Case Study: Adoption as Signal
Scenario: Two AI tools piloted side-by-side for customer support. Tool A had better technology on paper. Tool B had simpler UX.
Tool A Results: 25% active users after 30 days. Average session: 2 minutes. Users complained it was "too complicated."
Tool B Results: 78% active users after 30 days. Average session: 15 minutes. Users said it "just works."
Decision: Deployed Tool B. Technology specs don't matter if people won't use it.
Case Study: Quality Degradation
Scenario: AI summary tool worked great for 6 months. Then summaries became verbose and less focused.
Root Cause: Vendor switched underlying model without notice. New model had different behavior.

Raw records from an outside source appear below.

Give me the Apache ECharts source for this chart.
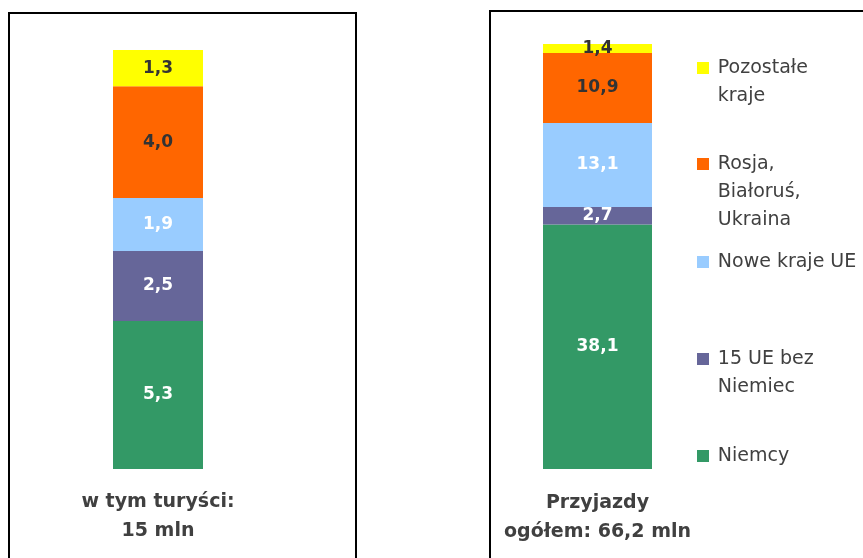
<!DOCTYPE html>
<html>
<head>
<meta charset="utf-8">
<script src="https://cdn.jsdelivr.net/npm/echarts@6/dist/echarts.min.js"></script>
<style>
html,body{margin:0;padding:0;background:#fff;}
#chart{width:863px;height:558px;}
</style>
</head>
<body>
<div id="chart"></div>
<script>
// Data
const seriesNames = ['Niemcy', '15 UE bez Niemiec', 'Nowe kraje UE', 'Rosja, Białoruś, Ukraina', 'Pozostałe kraje'];
const legendLabels = ['Niemcy', '15 UE bez\nNiemiec', 'Nowe kraje UE', 'Rosja,\nBiałoruś,\nUkraina', 'Pozostałe\nkraje'];
const categoryLeft = ['w tym turyści:\n15 mln'];
const categoryRight = ['Przyjazdy\nogółem: 66,2 mln'];
const touristValues = [5.3, 2.5, 1.9, 4.0, 1.3];
const arrivalValues = [38.1, 2.7, 13.1, 10.9, 1.4];

const colors = ['#339966', '#666699', '#99CCFF', '#FF6600', '#FFFF00'];
const labelColors = ['#ffffff', '#ffffff', '#ffffff', '#333333', '#333333'];
const FONT = 'DejaVu Sans';

const sum = a => Math.round(a.reduce((s, v) => s + v, 0) * 10) / 10;
const fmt = v => v.toFixed(1).replace('.', ',');

function makeSeries(values, axisIndex, stackName) {
  return values.map((v, i) => ({
    name: seriesNames[i],
    type: 'bar',
    stack: stackName,
    xAxisIndex: axisIndex,
    yAxisIndex: axisIndex,
    barWidth: '100%',
    itemStyle: { color: colors[i] },
    label: {
      show: true,
      position: 'inside',
      formatter: p => fmt(p.value),
      color: labelColors[i],
      fontFamily: FONT,
      fontWeight: 'bold',
      fontSize: 17
    },
    data: [v]
  }));
}

const L = 28;
const legendFirstLineCenters = [456, 359, 262, 164, 68];
const legends = seriesNames.map((name, i) => {
  const n = legendLabels[i].split('\n').length;
  return {
    data: [name],
    left: 697,
    top: legendFirstLineCenters[i] - (2 * n - 1) * L / 2,
    padding: 0,
    itemWidth: 12,
    itemHeight: 12,
    itemGap: 0,
    icon: 'rect',
    selectedMode: false,
    // leading blank lines keep the marker level with the first text line
    formatter: nm => {
      const lines = legendLabels[seriesNames.indexOf(nm)].split('\n');
      return '\n'.repeat(lines.length - 1) + lines.map(s => '\u2009' + s).join('\n');
    },
    textStyle: {
      fontFamily: FONT,
      fontSize: 19,
      color: '#404040',
      lineHeight: L
    }
  };
});

const captionLabel = {
  fontFamily: FONT,
  fontWeight: 'bold',
  fontSize: 19,
  color: '#404040',
  lineHeight: 29,
  interval: 0
};

const option = {
  animation: false,
  legend: legends,
  grid: [
    { left: 113, width: 90, top: 50, height: 419 },
    { left: 543, width: 109, top: 44, height: 425 }
  ],
  xAxis: [
    { type: 'category', gridIndex: 0, data: categoryLeft,
      axisLine: { show: false }, axisTick: { show: false },
      axisLabel: Object.assign({ margin: 19 }, captionLabel) },
    { type: 'category', gridIndex: 1, data: categoryRight,
      axisLine: { show: false }, axisTick: { show: false },
      axisLabel: Object.assign({ margin: 20 }, captionLabel) }
  ],
  yAxis: [
    { type: 'value', gridIndex: 0, min: 0, max: sum(touristValues), show: false, splitLine: { show: false } },
    { type: 'value', gridIndex: 1, min: 0, max: sum(arrivalValues), show: false, splitLine: { show: false } }
  ],
  series: makeSeries(touristValues, 0, 'tourists').concat(makeSeries(arrivalValues, 1, 'arrivals')),
  graphic: [
    { type: 'rect', shape: { x: 9, y: 13, width: 347, height: 600 },
      style: { fill: 'none', stroke: '#000', lineWidth: 2 }, silent: true },
    { type: 'rect', shape: { x: 490, y: 11, width: 420, height: 600 },
      style: { fill: 'none', stroke: '#000', lineWidth: 2 }, silent: true }
  ]
};

const chart = echarts.init(document.getElementById('chart'), null, { renderer: 'canvas' });
chart.setOption(option);
</script>
</body>
</html>
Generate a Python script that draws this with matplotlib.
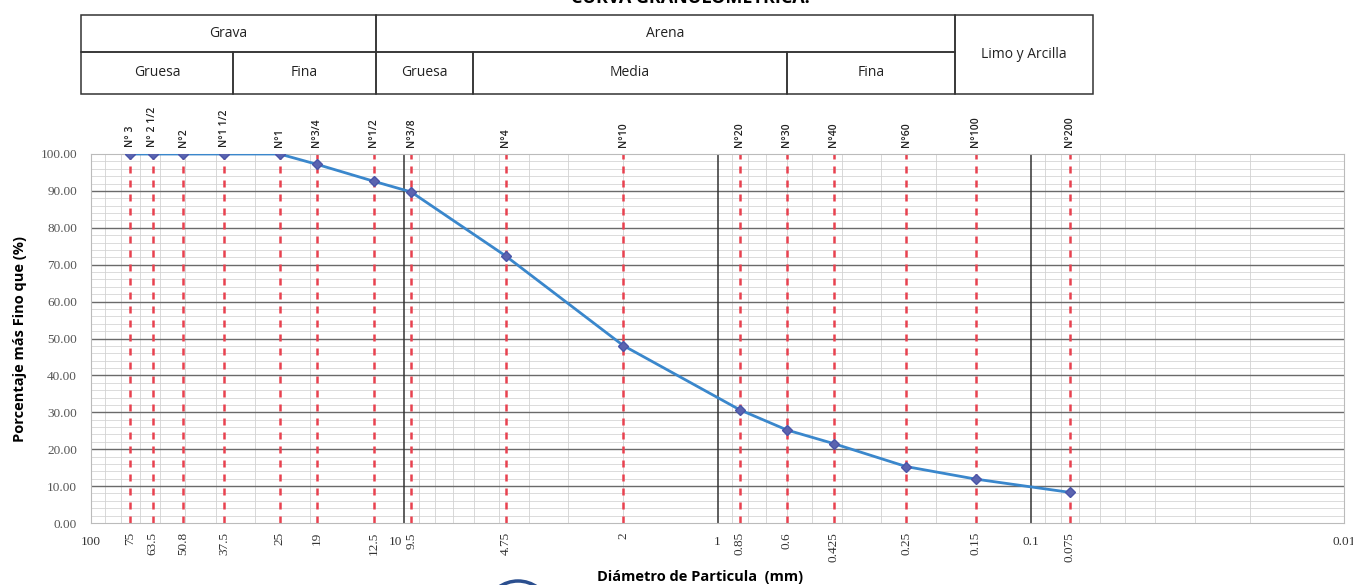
import numpy as np
import matplotlib.pyplot as plt
from matplotlib.patches import Rectangle, Arc

# sieve data
sieve_names = ["N° 3", "N° 2 1/2", "N°2", "N°1 1/2", "N°1", "N°3/4", "N°1/2", "N°3/8",
               "N°4", "N°10", "N°20", "N°30", "N°40", "N°60", "N°100", "N°200"]
sieve_mm = [75, 63.5, 50.8, 37.5, 25, 19, 12.5, 9.5, 4.75, 2, 0.85, 0.6, 0.425, 0.25, 0.15, 0.075]
sieve_lbl = ["75", "63.5", "50.8", "37.5", "25", "19", "12.5", "9.5", "4.75", "2",
             "0.85", "0.6", "0.425", "0.25", "0.15", "0.075"]
passing = [100, 100, 100, 100, 100, 97.2, 92.6, 89.7, 72.4, 48.1, 30.7, 25.2, 21.5, 15.3, 11.9, 8.3]
decades = [100, 10, 1, 0.1, 0.01]
decade_lbl = ["100", "10", "1", "0.1", "0.01"]

W, H = 1353, 585
fig = plt.figure(figsize=(W / 100, H / 100), dpi=100)
ax = fig.add_axes([91 / W, 1 - 523 / H, (1344 - 91) / W, (523 - 154) / H])

ax.set_xscale("log")
ax.set_xlim(100, 0.01)
ax.set_ylim(0, 100)

# grid
ax.set_yticks(np.arange(0, 101, 10))
ax.set_yticklabels([f"{v:.2f}" for v in np.arange(0, 101, 10)], fontsize=9.5,
                   family="Liberation Serif", color="#555555")
ax.set_xticks([])
ax.set_xticks([], minor=True)
ax.tick_params(axis="y", which="both", length=0, pad=10)
for y in np.arange(2, 100, 2):
    ax.axhline(y, color="#d6d6d6", lw=0.6, zorder=0)
for y in np.arange(10, 100, 10):
    ax.axhline(y, color="#6a6a6a", lw=1.0, zorder=1)
for d in [10, 1, 0.1, 0.01]:
    for m in range(2, 10):
        ax.axvline(d * m, color="#d2d2d2", lw=0.6, zorder=0)
for d in [10, 1, 0.1]:
    ax.axvline(d, color="#333333", lw=1.1, zorder=1)
for s in ax.spines.values():
    s.set_color("#bbbbbb")
    s.set_linewidth(0.8)

# red dashed sieve lines
for x in sieve_mm:
    ax.axvline(x, color="#e8414f", lw=1.8, dashes=(2.8, 2.8), zorder=2)

# curve
ax.plot(sieve_mm, passing, color="#3a87cc", lw=2, zorder=3)
ax.plot(sieve_mm, passing, ls="none", marker="D", ms=5.5, color="#5b64b0",
        markeredgecolor="#4a55a8", zorder=4)

# bottom tick labels
tf = dict(family="Liberation Serif", fontsize=9.5, color="#333333")
for x, t in zip(sieve_mm, sieve_lbl):
    ax.text(x, -2.5, t, rotation=90, ha="center", va="top", **tf)
for x, t in zip(decades, decade_lbl):
    dx = 1.07 if t == "10" else 1.0
    ax.text(x * dx, -3.5, t, ha="center", va="top", **tf)

# top sieve names
for x, t in zip(sieve_mm, sieve_names):
    ax.text(x, 102, t, rotation=90, ha="center", va="bottom", fontsize=7.5,
            family="Open Sans", fontweight="semibold", color="#222222")

ax.set_ylabel("Porcentaje más Fino que (%)", fontsize=10.5, fontweight="bold",
              family="Open Sans", labelpad=10)
fig.text(700 / W, 1 - 577 / H, "Diámetro de Particula  (mm)", ha="center", va="center",
         fontsize=10.5, fontweight="bold", family="Open Sans")

# classification table
def fx(px):
    return px / W

def fy(py):
    return 1 - py / H

def box(x0, x1, y0, y1, label):
    fig.add_artist(Rectangle((fx(x0), fy(y1)), fx(x1) - fx(x0), fy(y0) - fy(y1),
                             fill=False, ec="#333333", lw=1.1, transform=fig.transFigure))
    fig.text(fx((x0 + x1) / 2), fy((y0 + y1) / 2), label, ha="center", va="center",
             fontsize=10, family="Open Sans", color="#222222")

box(81, 376, 15, 52, "Grava")
box(376, 955, 15, 52, "Arena")
box(955, 1093, 15, 94, "Limo y Arcilla")
box(81, 233, 52, 94, "Gruesa")
box(233, 376, 52, 94, "Fina")
box(376, 473, 52, 94, "Gruesa")
box(473, 787, 52, 94, "Media")
box(787, 955, 52, 94, "Fina")

# title (cut off by the scan)
fig.text(fx(690), fy(-2), "CURVA GRANULOMETRICA:", ha="center", va="center",
         fontsize=13, fontweight="bold", family="Open Sans")

# logo arc at bottom of scan
fig.add_artist(Arc((fx(518), fy(614)), fx(66), 66 / H, theta1=35, theta2=145,
                   color="#2b4f8f", lw=2.5, transform=fig.transFigure))

fig.savefig("out.png", dpi=100, facecolor="white")
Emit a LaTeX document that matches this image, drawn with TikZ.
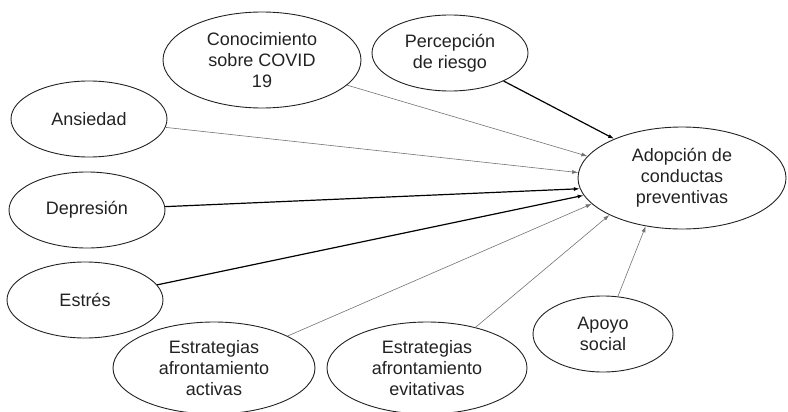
\documentclass[tikz,border=0pt]{standalone}
\usepackage{fontspec}
\setmainfont{Liberation Sans}
\usepackage{tikz}
\usetikzlibrary{shapes,arrows.meta,positioning}

\definecolor{INK}{HTML}{222222}
\tikzstyle{var} = [ellipse, draw=INK, line width=0.9bp, inner sep=0pt, align=center, text=INK, font=\fontsize{18bp}{21bp}\selectfont]
\tikzstyle{small_var} = [var, minimum width=156bp, minimum height=76bp]
\tikzstyle{big_var} = [var, minimum width=200bp, minimum height=92bp]
\tikzstyle{path_strong} = [draw=black, line width=1.2bp, -{Latex[length=6bp,width=4bp]}]
\tikzstyle{path_weak} = [draw=black!55, line width=0.6bp, -{Latex[length=6bp,width=4bp]}]

\begin{document}
\begin{tikzpicture}[x=1bp, y=1bp]
      \useasboundingbox (0,0) rectangle (788,411);

      % outcome
      \node[var, minimum width=208bp, minimum height=102bp] (ADOP) at (682,233) {Adopción de\\conductas\\preventivas};

      % predictors
      \node[var, minimum width=198bp, minimum height=96bp] (CONOC) at (262,351) {Conocimiento\\sobre COVID\\19};
      \node[small_var] (PERCEP) at (450,358) {Percepción\\de riesgo};
      \node[small_var] (ANS) at (89,292) {Ansiedad};
      \node[small_var] (DEP) at (87,201) {Depresión};
      \node[small_var] (EST) at (85,111) {Estrés};
      \node[big_var, minimum width=202bp] (ACT) at (214,43) {Estrategias\\afrontamiento\\activas};
      \node[big_var] (EVIT) at (427,43) {Estrategias\\afrontamiento\\evitativas};
      \node[small_var, minimum width=140bp] (APOYO) at (603,77) {Apoyo\\social};

      % paths
      \draw[path_strong] (PERCEP) -- (ADOP.150);
      \draw[path_weak]   (CONOC)  -- (ADOP.167);
      \draw[path_weak]   (ANS)    -- (ADOP.177);
      \draw[path_strong] (DEP)    -- (ADOP.186);
      \draw[path_strong] (EST)    -- (ADOP.190);
      \draw[path_weak]   (ACT)    -- (ADOP.196);
      \draw[path_weak]   (EVIT)   -- (ADOP.207);
      \draw[path_weak]   (APOYO)  -- (ADOP.233);
\end{tikzpicture}
\end{document}
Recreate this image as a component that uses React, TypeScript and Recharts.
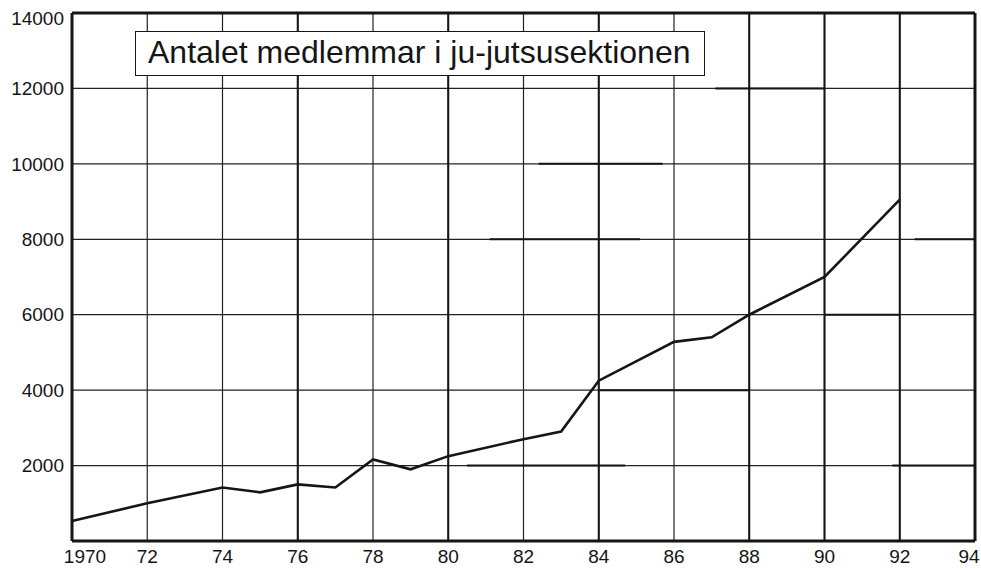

With Monitoring: Team detected quality drop within 1 week via user ratings. Escalated to vendor. Model reverted within 2 days.
Without Monitoring: Would have taken months to discover. User trust would have eroded silently. Tool adoption would have collapsed.
Quality Evaluation Framework
Output Quality Dimensions
Accuracy: Is the information factually correct?
- Test: Compare outputs to ground truth for verifiable queries
Relevance: Does it answer the actual question?
- Test: User ratings on "was this helpful?"
Completeness: Does it provide sufficient depth?
- Test: Do users need follow-up queries or is first response enough?
Conciseness: Is it appropriately brief?
- Test: Can users quickly extract value or do they have to read pages?
Consistency: Are similar queries answered similarly?
- Test: Submit same query multiple times, measure variation
Source Quality: Are citations credible and authoritative?
- Test: Review source documents for quality and relevance
User Experience Dimensions
Ease of Use: Can users be productive without extensive training?
- Measure: Time to first successful query
Speed: Are responses fast enough for the workflow?
- Measure: P50, P95, P99 response times
Reliability: Does it work consistently or fail unpredictably?
- Measure: Error rate, timeout frequency
Learnability: Do users improve with experience?
- Measure: Quality of queries over time
Satisfaction: Do users enjoy or tolerate using it?
- Measure: NPS, CSAT surveys
Key Takeaway
Quality and usability are the only metrics that actually matter for ROI.
You can have perfect transparency into a terrible system. You can have complete control over a tool nobody wants to use. You can have an exit strategy from a product that delivers no value.
None of that matters if the tool doesn't work.
During evaluation:
- Demand evidence, not promises
- Pilot with real users doing real work
- Track adoption and usage rigorously
- Talk to actual users at reference accounts
- Test edge cases and failure modes
If it doesn't deliver value in the pilot, it won't deliver value in production. Vendor promises won't change that.